# Error-correction by repetition#

Classical error-correction is a rich and old field which has produced many procedures for error-correction. To begin our journey through this field, we will start with the simplest possible method of error-correction. This method is called *repetition code*. The term 'code' refers to a mathematical object, which we will look at in more detail later on. For now, we will concentrate on what Alice and Bob do.

## When Alice and Bob don't use any error correction#

Let us go back to scenario we created last time, and concretely work out what happens when Alice and Bob don't use any error correction.

Alice wants to transmit a length-$k$ message $\vec{m}$, which is a sequence of bits. When she sends it, it gets distorted by noise $\vec{e}$, and what Bob receives is $\vec{\tilde{m}} = \vec{m} + \vec{e}$.

In general $\vec{e}$ can be any bit string, but lets define a simple yet realistic model for the kind of transmission noise we encounter in the real world. We assume that if we send a bit $m_i$ through the channel, with probability $p$ the bit will be flipped, and with probability $1-p$ it is not flipped. If we send multiple bits through the channel, each one is independently flipped with probability $p$. This means that \begin{equation} e_i = \begin{cases} 1 \quad\text{with prob $p$},\\ 0 \quad\text{with prob $1-p$}, \end{cases} \end{equation} where the value of each $e_i$ is independently set from the others.

Now, suppose that Bob receives the message $\vec{\tilde{m}} = 100$ from Alice. What can Bob infer from this? He doesn't know if any of the bits were flipped, so he can't say for sure that this is indeed the message that Alice wanted to send. The most he can infer is that each bit has $1-p$ chance of not getting flipped, so there is a $(1-p)^3$ that he received the right message. On the other hand, there is a $1-(1-p)^3$ chance he received the wrong message.

## Can Alice and Bob do better?#

To do better, Alice and Bob must do something other than just sending the message. The simplest process is one you are already familiar with, if you have ever talked to someone on the phone with a bad connection. To make sure they hear what you have to say, you repeat yourself a few times. More abstractly, you usually send a longer message from which it is easier for the person on the other end to infer what you said correctly. This abstract process is shown below.

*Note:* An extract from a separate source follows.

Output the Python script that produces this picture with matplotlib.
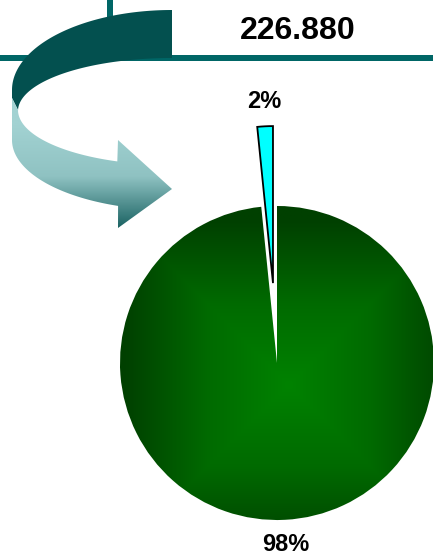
import numpy as np
import matplotlib.pyplot as plt
from matplotlib.patches import Polygon, Rectangle
from matplotlib.colors import LinearSegmentedColormap

plt.rcParams['font.family'] = ['Liberation Sans', 'DejaVu Sans']

# data
total_label = "226.880"
parts = [1.6, 98.4]
part_colors = ['#00ffff', '#006400']

W, H = 433, 557
fig = plt.figure(figsize=(W / 100, H / 100), dpi=100)
ax = fig.add_axes([0, 0, 1, 1])

# pie (y axis is flipped later, so draw clockwise from -90)
wedges, texts, autotexts = ax.pie(parts, colors=part_colors, startangle=-90, counterclock=False,
                                  explode=[80, 0], center=(277, 363), radius=157,
                                  autopct='%.0f%%', pctdistance=1.16,
                                  textprops=dict(fontsize=17, fontweight='bold', color='black'))
wedges[0].set_edgecolor('black')
wedges[0].set_linewidth(1.3)
wedges[0].set_zorder(3)
wedges[1].set_facecolor('none')
wedges[1].set_linewidth(0)

# green shading, square-ish path gradient clipped to the big wedge
xs = np.linspace(118, 436, 400)
ys = np.linspace(204, 522, 400)
X, Y = np.meshgrid(xs, ys)
t = np.maximum(np.abs(X - 289) / 165, np.abs(Y - 385) / 165)
t = np.clip(t, 0, 1)
green_cmap = LinearSegmentedColormap.from_list('g', ['#008200', '#006a00', '#004000'])
im = ax.imshow(t, cmap=green_cmap, vmin=0, vmax=1, extent=(118, 436, 522, 204),
               origin='upper', interpolation='bilinear', zorder=2)
im.set_clip_path(wedges[1])

# teal lines at the top
ax.add_patch(Rectangle((0, 55), W, 6, color='#006666', lw=0, zorder=1))
ax.add_patch(Rectangle((107, 0), 6, 56, color='#006666', lw=0, zorder=1))

# curved ribbon arrow
def arc(cx, cy, a, b, t0, t1, n=80):
    tt = np.radians(np.linspace(t0, t1, n))
    return np.column_stack([cx + a * np.cos(tt), cy - b * np.sin(tt)])

# back side (dark)
dark = np.vstack([arc(172, 90, 160, 80, 90, 180), [[12, 98], [18, 110]],
                  arc(172, 111, 154, 53, 180, 90)])
ax.add_patch(Polygon(dark, closed=True, color='#03504f', lw=0, zorder=4))

# front side (light, shaded) with head
head = np.array([[118, 228], [172, 189], [118, 140]])
light = np.vstack([[[12, 98]], arc(172, 140, 160, 70, 180, 250.3), head,
                   arc(172, 110, 154, 55, 249.2, 180)])
light_patch = Polygon(light, closed=True, facecolor='none', lw=0, zorder=4)
ax.add_patch(light_patch)
gy = np.linspace(85, 235, 200)
gv = np.clip((gy - 125) / (228 - 125), 0, 1)[:, None] * np.ones((1, 10))
teal_cmap = LinearSegmentedColormap.from_list('t', ['#a2d2d2', '#8fc2c2', '#1b6363'])
im2 = ax.imshow(gv, cmap=teal_cmap, vmin=0, vmax=1, extent=(0, 180, 235, 85),
                origin='upper', interpolation='bilinear', zorder=4, aspect='auto')
im2.set_clip_path(light_patch)

ax.text(298, 31, total_label, ha='center', va='center', fontsize=23, fontweight='bold')

ax.set_xlim(0, W)
ax.set_ylim(H, 0)
ax.set_aspect('auto')
ax.axis('off')

fig.savefig('out.png', dpi=100)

Instead of sending $\vec{m}$, Alice transforms her message into a longer bit-string called the *codeword* $\vec{c}$. This process is called *encoding*. She then sends this through the channel. On the other end, Bob receives a corrupted codeword $\vec{\tilde{c}}$. He subjects it to a process called *decoding*. If all goes well, then with higher probability than $(1-p)^k$, he will recover the correct message, i.e. $\vec{\hat{m}} = \vec{m}$. However, note that there will always be some non-zero chance of making a mistake, $\vec{\hat{m}} \ne \vec{m}$.

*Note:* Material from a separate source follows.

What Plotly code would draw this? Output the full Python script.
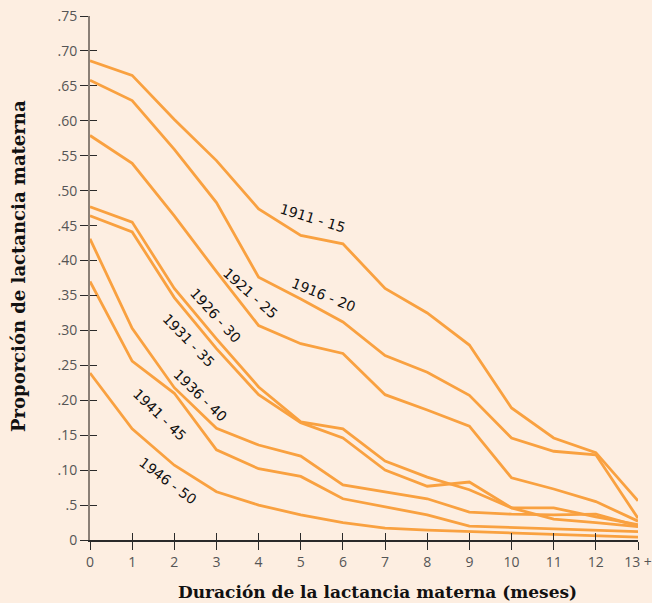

## Detecting and correcting by repetition#

The process of detecting and correcting errors by repetition is as follows. Alice takes each bit $m_i$ in the message one by one. For each bit, if it has value $0$, Alice sends the *block* of bits $000$, and if it has value $1$, Alice sends the block $111$. Therefore, the codeword $\vec{c}$ will have length $n=3k$.

An alternate notation we will use throughout this book is to write messages with a bar on top, and write the codeword without any bars. For example, here we can simply write $$ \bar{0} = 000, \quad \bar{1} = 111. $$

Using the above process if the message is $\overline{1010}$ then Alice sends $111000111000$.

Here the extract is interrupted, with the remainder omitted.